Each line from the top of the listing through the one holding "x7_tan_x = [6.0, 5.0]" should be restated word for word, with nothing added and no pictures.

[SOURCE EXCERPT]
------------------------------------

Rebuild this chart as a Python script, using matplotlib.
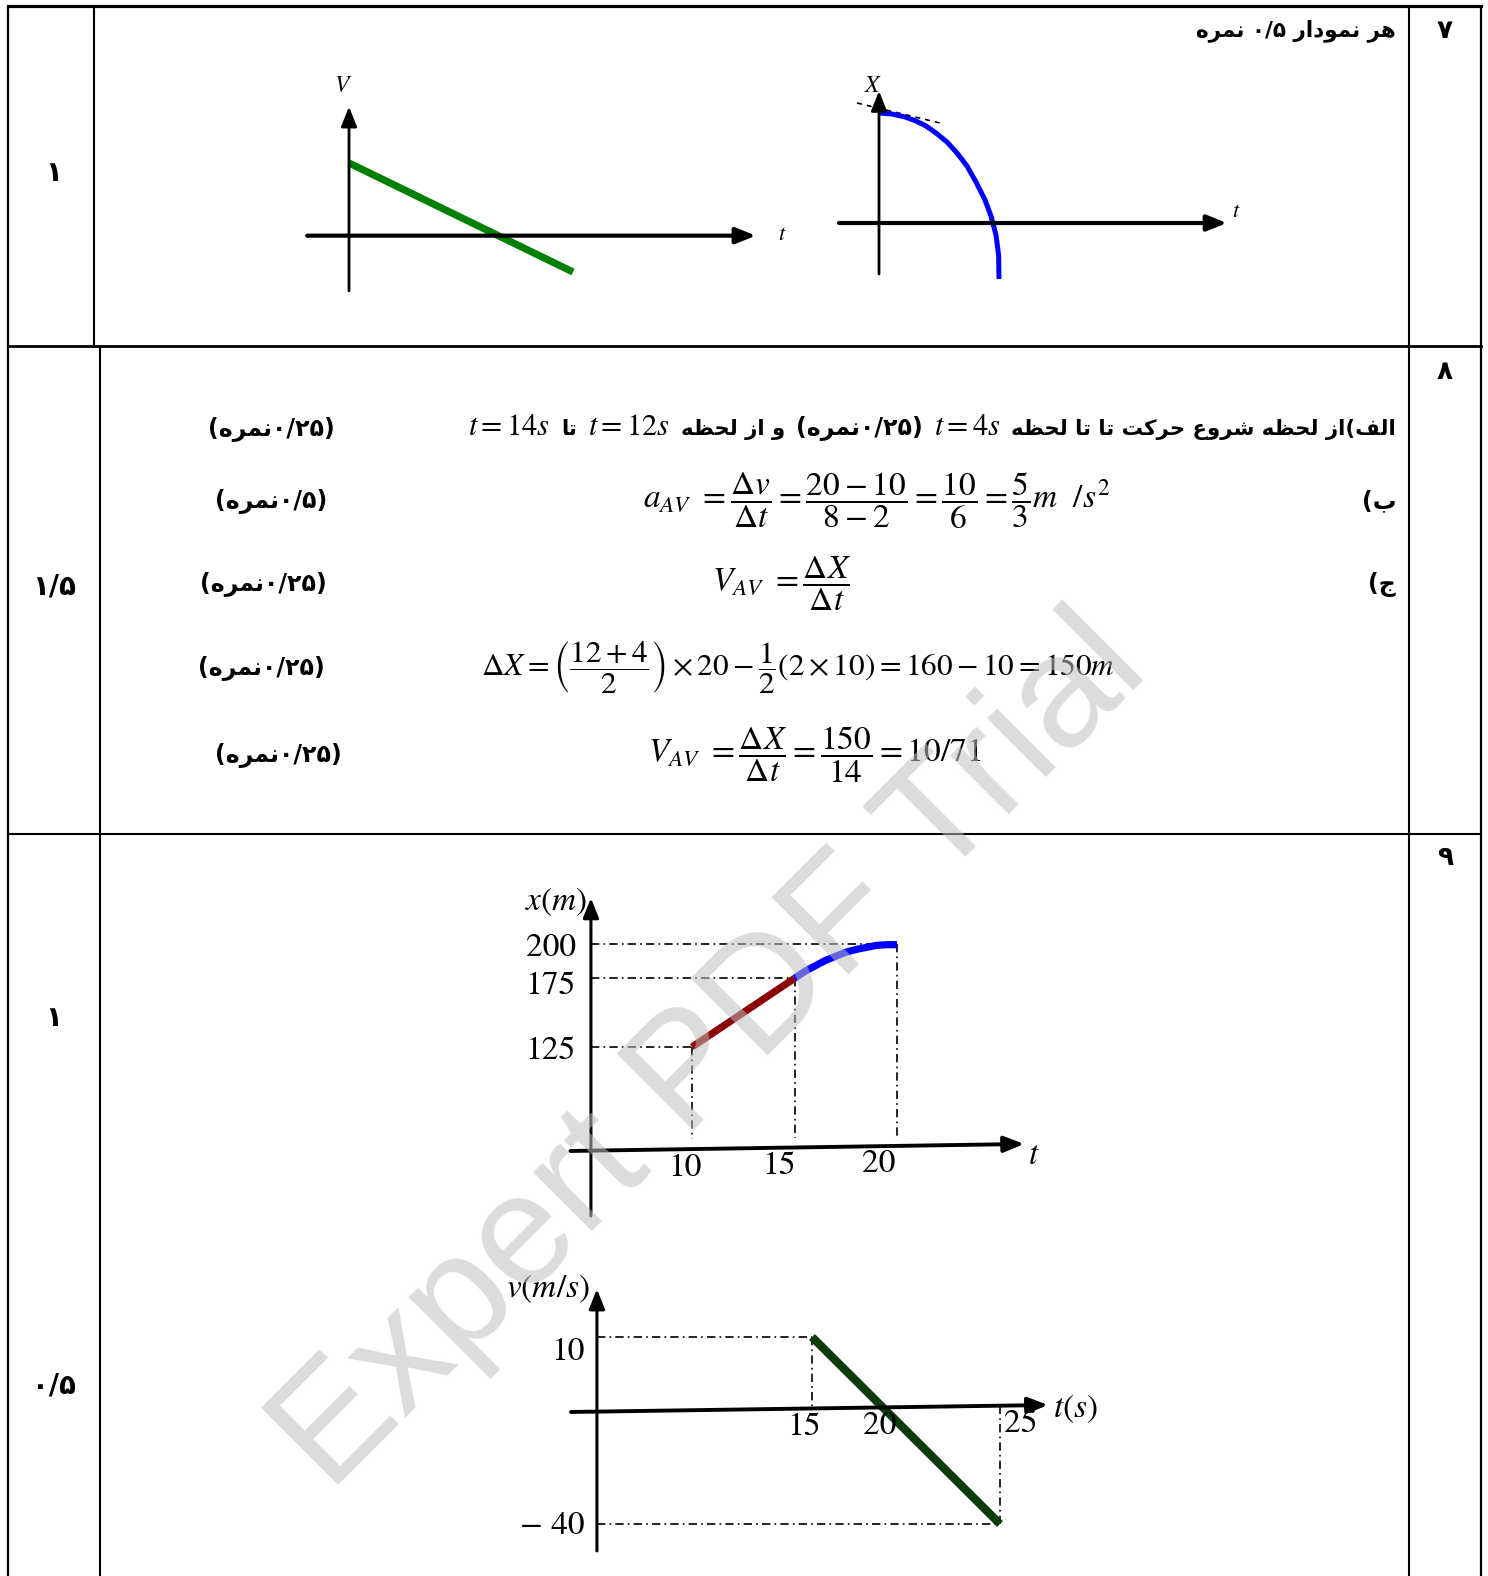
import re
import numpy as np
import matplotlib
matplotlib.use("Agg")
import matplotlib.pyplot as plt

W, H, DPI = 1488, 1576, 100

# ---------------- data ----------------
# Question 7 sketches (arbitrary units)
v7_t = [0, 6]
v7_v = [2, -1]
x7_t = [0, 0.65, 1.3, 1.85, 2.35, 2.85, 3.4, 3.9, 4.4, 4.85, 5.3, 5.6, 5.85, 5.98, 6.0]
x7_x = [5.5, 5.45, 5.3, 5.1, 4.85, 4.5, 4.05, 3.5, 2.85, 2.05, 1.15, 0.35, -0.6, -1.6, -2.8]
x7_tan_t = [-1.1, 3.05]
x7_tan_x = [6.0, 5.0]

# Question 9: position-time graph
x9_lin_t = [10, 15]
x9_lin_x = [125, 175]
x9_cur_t = [15, 15.5, 16, 16.5, 17, 17.5, 18, 18.5, 19, 19.5, 20]
x9_cur_x = [175, 180, 184, 188, 191, 194, 196, 197.5, 199, 199.5, 199.5]
x9_t_ticks = [10, 15, 20]
x9_x_ticks = [125, 175, 200]

# Question 9: velocity-time graph
v9_t = [15, 25]
v9_v = [10, -40]
v9_t_ticks = [15, 20, 25]
v9_v_ticks = [10, -40]

# Text content
q_numbers = ["۷", "۸", "۹"]
row_scores = ["۱", "۱/۵", "۱", "۰/۵"]
q7_title = "هر نمودار ۰/۵ نمره"
q8_marks = ["(۰/۲۵نمره)", "(۰/۵نمره)", "(۰/۲۵نمره)", "(۰/۲۵نمره)", "(۰/۲۵نمره)"]

# ---------------- Persian shaping helpers ----------------
FORMS = {
    "ا": ("\uFE8D", "\uFE8E", None, None),
    "ب": ("\uFE8F", "\uFE90", "\uFE91", "\uFE92"),
    "ت": ("\uFE95", "\uFE96", "\uFE97", "\uFE98"),
    "ج": ("\uFE9D", "\uFE9E", "\uFE9F", "\uFEA0"),
    "ح": ("\uFEA1", "\uFEA2", "\uFEA3", "\uFEA4"),
    "د": ("\uFEA9", "\uFEAA", None, None),
    "ر": ("\uFEAD", "\uFEAE", None, None),
    "ز": ("\uFEAF", "\uFEB0", None, None),
    "ش": ("\uFEB5", "\uFEB6", "\uFEB7", "\uFEB8"),
    "ظ": ("\uFEC5", "\uFEC6", "\uFEC7", "\uFEC8"),
    "ع": ("\uFEC9", "\uFECA", "\uFECB", "\uFECC"),
    "ف": ("\uFED1", "\uFED2", "\uFED3", "\uFED4"),
    "ک": ("\uFB8E", "\uFB8F", "\uFB90", "\uFB91"),
    "ل": ("\uFEDD", "\uFEDE", "\uFEDF", "\uFEE0"),
    "م": ("\uFEE1", "\uFEE2", "\uFEE3", "\uFEE4"),
    "ن": ("\uFEE5", "\uFEE6", "\uFEE7", "\uFEE8"),
    "ه": ("\uFEE9", "\uFEEA", "\uFEEB", "\uFEEC"),
    "و": ("\uFEED", "\uFEEE", None, None),
}


def shape(s):
    out = []
    for i, c in enumerate(s):
        if c not in FORMS:
            out.append(c)
            continue
        f = FORMS[c]
        prev = s[i - 1] if i > 0 else ""
        nxt = s[i + 1] if i + 1 < len(s) else ""
        jp = prev in FORMS and FORMS[prev][2] is not None
        jn = f[2] is not None and nxt in FORMS
        if jp and jn:
            out.append(f[3])
        elif jp:
            out.append(f[1])
        elif jn:
            out.append(f[2])
        else:
            out.append(f[0])
    return "".join(out)


def rtl(s):
    shaped = shape(s)
    tokens = re.findall(r"[0-9\u06F0-\u06F9]+(?:/[0-9\u06F0-\u06F9]+)*|.", shaped)
    mirror = {"(": ")", ")": "("}
    return "".join(t if t[0].isdigit() else mirror.get(t, t) for t in reversed(tokens))


# ---------------- figure ----------------
plt.rcParams["mathtext.fontset"] = "stix"
plt.rcParams["font.family"] = ["DejaVu Sans"]

fig = plt.figure(figsize=(W / DPI, H / DPI), dpi=DPI)
fig.patch.set_facecolor("white")
page = fig.add_axes([0, 0, 1, 1])
page.set_xlim(0, W)
page.set_ylim(H, 0)
page.axis("off")

FA = dict(family="DejaVu Sans", weight="bold", color="black")
SERIF = "STIXGeneral"


def hline(y, x0, x1, lw):
    page.plot([x0, x1], [y, y], color="black", lw=lw, solid_capstyle="projecting")


def vline(x, y0, y1, lw):
    page.plot([x, x], [y0, y1], color="black", lw=lw, solid_capstyle="butt")


# table grid
hline(6, 8, 1481, 2.3)
hline(346, 8, 1481, 2.0)
hline(834, 8, 1481, 1.5)
vline(8, 6, H, 1.6)
vline(1481, 6, H, 1.6)
vline(1409, 6, H, 1.5)
vline(94, 6, 346, 1.5)
vline(100, 346, H, 1.5)

# question numbers and row scores
for s, y in zip(q_numbers, [31, 372, 858]):
    page.text(1445, y, s, ha="center", va="center", fontsize=19, **FA)
for s, y in zip(row_scores, [173, 586, 1018, 1386]):
    page.text(54, y, s, ha="center", va="center", fontsize=20, **FA)

page.text(1396, 31, rtl(q7_title), ha="right", va="center", fontsize=15.5, **FA)

renderer = fig.canvas.get_renderer()


def rtl_line(pieces, x_right, y, gap):
    x = x_right
    for s, kw in pieces:
        t = page.text(x, y, s, ha="right", va="baseline", **kw)
        bb = t.get_window_extent(renderer)
        x -= bb.width + gap


FAK = dict(fontsize=17, **FA)
FAS = dict(fontsize=15.3, **FA)
MK = dict(fontsize=22, color="black")
rtl_line([
    (rtl("الف)از لحظه شروع حرکت تا تا لحظه"), FAS),
    (r"$t=4s$", MK),
    (rtl(q8_marks[0]), FAK),
    (rtl("و از لحظه"), FAS),
    (r"$t=12s$", MK),
    (rtl("تا"), FAS),
    (r"$t=14s$", MK),
], 1396, 435, 11)

page.text(1396, 508, rtl("ب)"), ha="right", va="baseline", **FAK)
page.text(1396, 591, rtl("ج)"), ha="right", va="baseline", **FAK)

for s, (xc, yb) in zip(q8_marks, [(271, 436), (271, 508), (263, 591), (261, 675), (278, 762)]):
    page.text(xc, yb, rtl(s), ha="center", va="baseline", **FAK)

page.text(643, 508, r"$a_{AV}\ =\dfrac{\Delta v}{\Delta t}=\dfrac{20-10}{8-2}=\dfrac{10}{6}=\dfrac{5}{3}m\ \ /s^{2}$",
          ha="left", va="baseline", fontsize=24)
page.text(712, 591, r"$V_{AV}\ =\dfrac{\Delta X}{\Delta t}$", ha="left", va="baseline", fontsize=24)
page.text(481, 675, r"$\Delta X=\left(\dfrac{12+4}{2}\right)\times 20-\dfrac{1}{2}\left(2\times 10\right)=160-10=150m$",
          ha="left", va="baseline", fontsize=22.5)
page.text(648, 762, r"$V_{AV}\ =\dfrac{\Delta X}{\Delta t}=\dfrac{150}{14}=10/71$", ha="left", va="baseline", fontsize=24)


# ---------------- graph axes ----------------
def graph_axes(tref, pxref, yref, pyref, tlim, ylim):
    sx = (pxref[1] - pxref[0]) / (tref[1] - tref[0])
    sy = (pyref[1] - pyref[0]) / (yref[1] - yref[0])
    left = pxref[0] + (tlim[0] - tref[0]) * sx
    right = pxref[0] + (tlim[1] - tref[0]) * sx
    top = pyref[0] + (ylim[1] - yref[0]) * sy
    bottom = pyref[0] + (ylim[0] - yref[0]) * sy
    ax = fig.add_axes([left / W, 1 - bottom / H, (right - left) / W, (bottom - top) / H])
    ax.set_xlim(tlim)
    ax.set_ylim(ylim)
    ax.axis("off")
    ax.patch.set_visible(False)
    return ax


def arrow(ax, start, tip, lw, ms=12):
    ax.annotate("", xy=tip, xytext=start,
                arrowprops=dict(arrowstyle="-|>,head_length=1.0,head_width=0.4", color="black",
                                lw=lw, shrinkA=0, shrinkB=0, mutation_scale=ms))


DD = (0, (5, 2.5, 1, 2.5))

# --- Q7 velocity sketch
ax1 = graph_axes((0, 6), (349, 573), (2, -1), (163, 272), (-2, 13), (-2.5, 5))
arrow(ax1, (-1.12, 0), (10.9, 0), 3.0)
arrow(ax1, (0, -1.52), (0, 3.55), 2.0)
ax1.plot(v7_t, v7_v, color="#008000", lw=5.2, solid_capstyle="butt")
ax1.text(-0.15, 4.15, r"$V$", ha="center", va="center", fontsize=17)
ax1.text(11.6, 0.05, r"$t$", ha="center", va="center", fontsize=16)

# --- Q7 position sketch
ax2 = graph_axes((0, 1), (879, 899), (0, 1), (223, 203), (-3, 19), (-4, 8))
arrow(ax2, (-2.0, 0), (17.4, 0), 3.0)
arrow(ax2, (0, -2.55), (0, 6.6), 2.0)
ax2.plot(x7_tan_t, x7_tan_x, color="black", lw=1.2, ls=(0, (3, 3)))
ax2.plot(x7_t, x7_x, color="#0000FF", lw=3.6, solid_capstyle="butt", solid_joinstyle="round")
ax2.text(-0.3, 6.9, r"$X$", ha="center", va="center", fontsize=17)
ax2.text(17.85, 0.6, r"$t$", ha="center", va="center", fontsize=16)

# --- Q9 position-time graph
ax3 = graph_axes((10, 20), (692, 897), (125, 200), (1047, 944), (0, 30), (-10, 250))
x_axis_t = [4.07, 26.2]
x_axis_x = [49.3, 54.4]
y_axis_t = 5.07
arrow(ax3, (x_axis_t[0], x_axis_x[0]), (x_axis_t[1], x_axis_x[1]), 2.8)
arrow(ax3, (y_axis_t, 2.0), (y_axis_t, 233.5), 2.2)
for tv, xv in zip(x9_t_ticks, x9_x_ticks):
    base = np.interp(tv, x_axis_t, x_axis_x)
    ax3.plot([y_axis_t, tv], [xv, xv], color="black", lw=1.2, ls=DD)
    ax3.plot([tv, tv], [xv, base + 7], color="black", lw=1.2, ls=DD)
ax3.plot(x9_lin_t, x9_lin_x, color="#8B0000", lw=5.2, solid_capstyle="butt")
ax3.plot(x9_cur_t, x9_cur_x, color="#0000FF", lw=5.2, solid_capstyle="butt")
for tv, dx in zip(x9_t_ticks, [-5, -11, -13]):
    base = np.interp(tv, x_axis_t, x_axis_x)
    ax3.annotate(str(tv), xy=(tv, base), xytext=(dx, -3), textcoords="offset points",
                 ha="center", va="top", fontsize=24, family=SERIF)
for xv, dy in zip(x9_x_ticks, [-3, -6, -3]):
    ax3.annotate(str(xv), xy=(y_axis_t, xv), xytext=(-11, dy), textcoords="offset points",
                 ha="right", va="center", fontsize=24, family=SERIF)
ax3.text(3.4, 230.6, r"$x(m)$", ha="center", va="center", fontsize=24)
ax3.text(26.7, 47.0, r"$t$", ha="center", va="center", fontsize=24)

# --- Q9 velocity-time graph
ax4 = graph_axes((15, 25), (812, 1000), (10, -40), (1337, 1524), (0, 32), (-55, 30))
t_axis_t = [2.18, 27.55]
t_axis_v = [-10.05, -8.18]
v_axis_t = 3.56
arrow(ax4, (t_axis_t[0], t_axis_v[0]), (t_axis_t[1], t_axis_v[1]), 2.8)
arrow(ax4, (v_axis_t, -47.2), (v_axis_t, 22.8), 2.2)
for tv, vv in zip(v9_t, v9_v):
    base = np.interp(tv, t_axis_t, t_axis_v)
    ax4.plot([v_axis_t, tv], [vv, vv], color="black", lw=1.2, ls=DD)
    ax4.plot([tv, tv], [vv, base], color="black", lw=1.2, ls=DD)
ax4.plot(v9_t, v9_v, color="#0B3B0B", lw=6.0, solid_capstyle="butt")
for tv, dx in zip(v9_t_ticks, [-6, -19, 15]):
    base = np.interp(tv, t_axis_t, t_axis_v)
    ax4.annotate(str(tv), xy=(tv, base), xytext=(dx, -3), textcoords="offset points",
                 ha="center", va="top", fontsize=24, family=SERIF)
for vv, dy in zip(v9_v_ticks, [-11, -2]):
    lab = str(vv).replace("-", "\u2212 ")
    ax4.annotate(lab, xy=(v_axis_t, vv), xytext=(-9, dy), textcoords="offset points",
                 ha="right", va="center", fontsize=24, family=SERIF)
ax4.text(0.96, 23.1, r"$v(m/s)$", ha="center", va="center", fontsize=24)
ax4.text(29.0, -9.0, r"$t(s)$", ha="center", va="center", fontsize=24)

# watermark
fig.text(740 / W, 1 - 1083 / H, "Expert PDF Trial", rotation=45, rotation_mode="anchor",
         ha="center", va="baseline", fontsize=114, family="Liberation Sans",
         color="#bfbfbf", alpha=0.55, zorder=10)

fig.savefig("out.png", dpi=DPI, facecolor="white")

------------------------------------

[OUTPUT FOR THIS TASK]
Rebuild this chart as a Python script, using matplotlib.
import re
import numpy as np
import matplotlib
matplotlib.use("Agg")
import matplotlib.pyplot as plt

W, H, DPI = 1488, 1576, 100

# ---------------- data ----------------
# Question 7 sketches (arbitrary units)
v7_t = [0, 6]
v7_v = [2, -1]
x7_t = [0, 0.65, 1.3, 1.85, 2.35, 2.85, 3.4, 3.9, 4.4, 4.85, 5.3, 5.6, 5.85, 5.98, 6.0]
x7_x = [5.5, 5.45, 5.3, 5.1, 4.85, 4.5, 4.05, 3.5, 2.85, 2.05, 1.15, 0.35, -0.6, -1.6, -2.8]
x7_tan_t = [-1.1, 3.05]
x7_tan_x = [6.0, 5.0]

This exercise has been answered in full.